Boulon Brasserie has launched a daytime bakery menu at its Water Street Tampa location, adding breakfast and lunch service to a restaurant that has operated primarily as a dinner destination. Per the operator's Instagram, the new program draws on Boulon's stated "French by way of America" kitchen philosophy.
The savory side of the menu includes a jambon gruyère croissant, a saucisson sandwich, and a muffuletta built with comté and olives — a Gulf Coast sandwich reference recast through a French charcuterie lens. Sweet pastries round out the lineup, anchored by a guava chausson that the operator's Instagram frames as a nod to Tampa's Cuban culinary roots. The chausson format — a half-moon pastry typically filled with apple in French pâtisseries — here takes on guava paste, a staple of Tampa's Cuban baking tradition.
That choice reads as deliberate positioning. Water Street Tampa draws residents from the district's apartment towers and workers from its office buildings, and a menu that acknowledges the city's Cuban heritage while maintaining a French technical frame is a reasonable read of who's walking through the door before 9 a.m. It's the kind of local reference that separates a neighborhood program from a generic café import.
Water Street Tampa, the 56-acre mixed-use development by Strategic Property Partners between Channelside and the Garrison Channel, has been building out its ground-floor retail and restaurant base since its first buildings opened. Boulon sits within that corridor. A daytime bakery program extends the kitchen's productive hours and addresses the commuter and remote-worker traffic that a development of Water Street's residential density generates throughout the morning.
The operator's Instagram did not specify when the bakery menu launched or whether it operates on a weekday-only schedule. The post confirms the menu is currently available. Boulon's full daytime hours were not included in the source.

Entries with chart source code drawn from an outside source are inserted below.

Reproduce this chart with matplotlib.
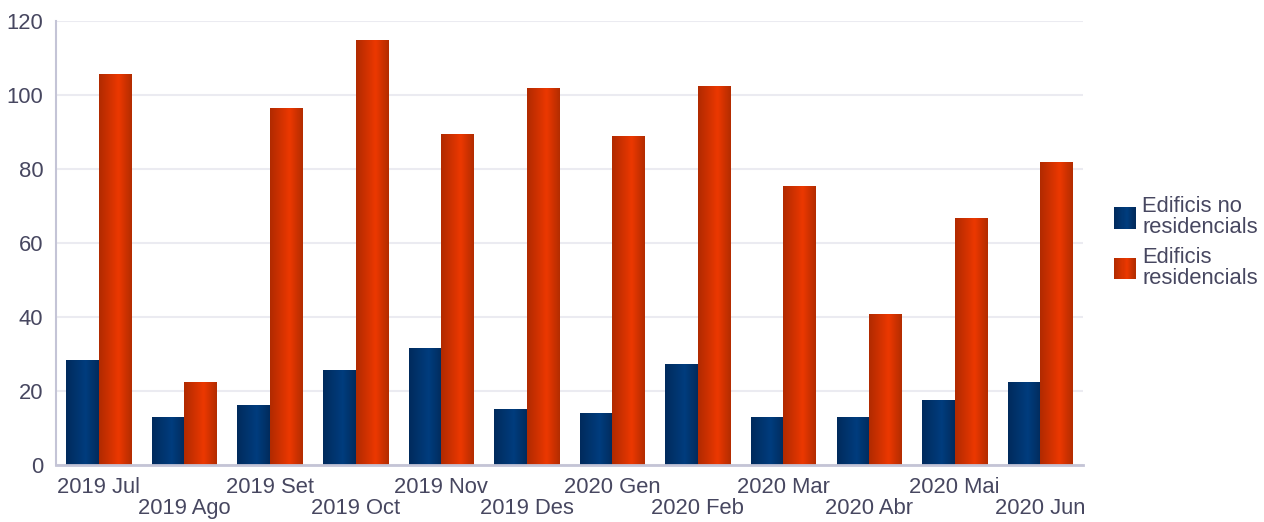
import numpy as np
import matplotlib
matplotlib.use("Agg")
import matplotlib.pyplot as plt
from matplotlib.colors import LinearSegmentedColormap
from matplotlib.legend_handler import HandlerBase
from matplotlib.patches import Rectangle

plt.rcParams['font.family'] = ['Liberation Sans', 'DejaVu Sans']

months = ["2019 Jul", "2019 Ago", "2019 Set", "2019 Oct", "2019 Nov", "2019 Des",
          "2020 Gen", "2020 Feb", "2020 Mar", "2020 Abr", "2020 Mai", "2020 Jun"]
non_residential = [28.4, 13.0, 16.2, 25.7, 31.6, 15.1, 14.1, 27.3, 13.0, 13.0, 17.6, 22.4]
residential = [105.7, 22.4, 96.5, 114.9, 89.5, 101.9, 88.9, 102.4, 75.4, 40.8, 66.8, 81.9]
series_names = ["Edificis no\nresidencials", "Edificis\nresidencials"]

text_color = "#474760"
axis_color = "#c4c4d6"
grid_color = "#ebebf1"

# horizontal shading of each bar: dark edges, bright stripe slightly right of centre
blue_cmap = LinearSegmentedColormap.from_list(
    "blue_shade", [(0.0, "#012a5c"), (0.6, "#003d7e"), (1.0, "#022b5c")])
red_cmap = LinearSegmentedColormap.from_list(
    "red_shade", [(0.0, "#b02a00"), (0.6, "#ec3800"), (1.0, "#b22c00")])
cmaps = [blue_cmap, red_cmap]

fig = plt.figure(figsize=(12.64, 5.22), dpi=100)
ax = fig.add_axes([0.0443, 0.1092, 0.8125, 0.8506])

x = np.arange(len(months))
width = 0.38
gradient = np.linspace(0, 1, 256).reshape(1, -1)

for i, (vals, cmap) in enumerate(zip([non_residential, residential], cmaps)):
    offs = (i - 0.5) * width
    bars = ax.bar(x + offs, vals, width, color=cmap(0.6), linewidth=0, zorder=2)
    for b in bars:
        x0, y0 = b.get_x(), b.get_y()
        w, h = b.get_width(), b.get_height()
        im = ax.imshow(gradient, cmap=cmap, aspect="auto",
                       extent=(x0, x0 + w, y0, y0 + h), zorder=3,
                       interpolation="bicubic")
        im.set_clip_path(b)

ax.set_xlim(-0.5, len(months) - 0.5)
ax.set_ylim(0, 120)
ax.set_yticks(np.arange(0, 121, 20))
ax.grid(axis="y", color=grid_color, linewidth=1.5, zorder=0)
ax.set_axisbelow(True)

ax.set_xticks(x)
ax.set_xticklabels([m if k % 2 == 0 else "\n" + m for k, m in enumerate(months)])
for t in ax.get_xticklabels():
    t.set_linespacing(0.95)

ax.tick_params(axis="both", length=0, labelsize=15.8, colors=text_color)
ax.tick_params(axis="x", pad=9)
ax.tick_params(axis="y", pad=9)

for side in ["top", "right"]:
    ax.spines[side].set_visible(False)
ax.spines["left"].set_color(axis_color)
ax.spines["left"].set_linewidth(1.5)
ax.spines["bottom"].set_color(axis_color)
ax.spines["bottom"].set_linewidth(2)
ax.spines["bottom"].set_zorder(4)


class GradientHandler(HandlerBase):
    def __init__(self, cmap):
        super().__init__()
        self.cmap = cmap

    def create_artists(self, legend, orig_handle, xdescent, ydescent,
                       width, height, fontsize, trans):
        n = 20
        size = min(width, height * 1.1)
        x0 = -xdescent
        y0 = -ydescent + (height - size) / 2
        artists = []
        for k in range(n):
            r = Rectangle((x0 + size * k / n, y0), size / n + 0.3, size,
                          facecolor=self.cmap((k + 0.5) / n), edgecolor="none",
                          transform=trans)
            artists.append(r)
        return artists


handles = [Rectangle((0, 0), 1, 1), Rectangle((0, 0), 1, 1)]
leg = fig.legend(handles, series_names,
                 handler_map={handles[0]: GradientHandler(blue_cmap),
                              handles[1]: GradientHandler(red_cmap)},
                 loc="center left", bbox_to_anchor=(0.8725, 0.535),
                 frameon=False, fontsize=15.8, labelcolor=text_color,
                 handlelength=1.0, handleheight=1.0, handletextpad=0.3,
                 labelspacing=0.4, borderpad=0)
for t in leg.get_texts():
    t.set_linespacing(1.0)

fig.savefig("out.png", dpi=100)
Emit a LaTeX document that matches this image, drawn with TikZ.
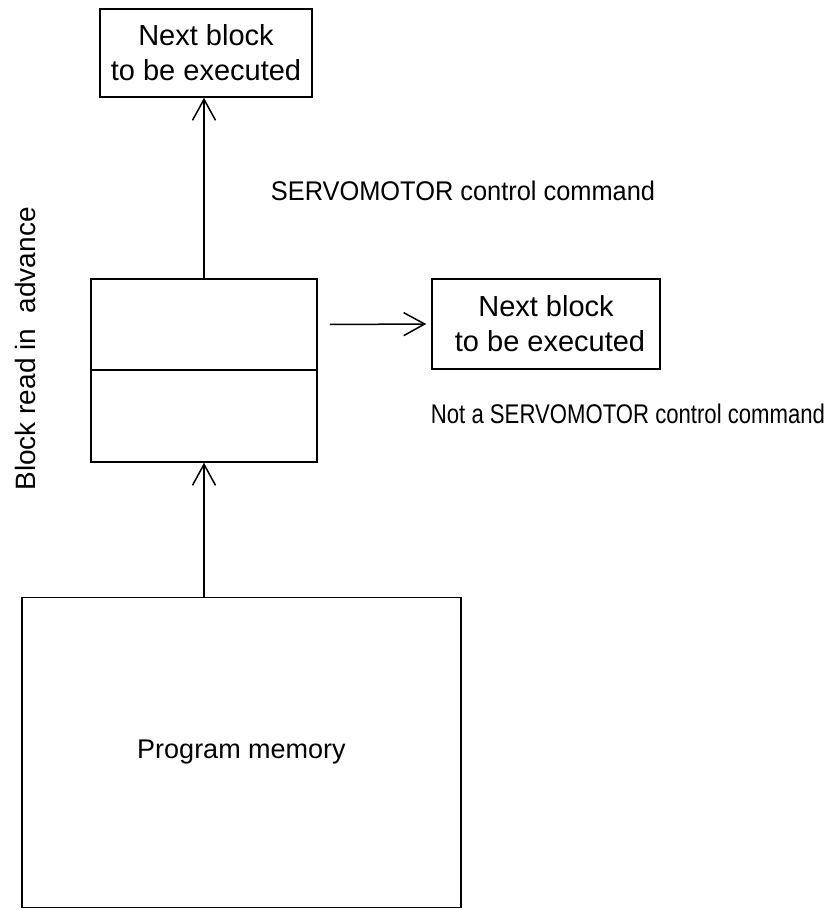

Whether this addition signals broader programming to come — weekend brunch, a dedicated pastry counter — was not indicated. For a mixed-use district still filling in its ground-floor tenant mix, a morning activation at an established dinner restaurant is a lower-risk path than a standalone concept. The sustained question is whether the Water Street residential base generates the daily foot traffic a lunch-and-breakfast program requires to hold.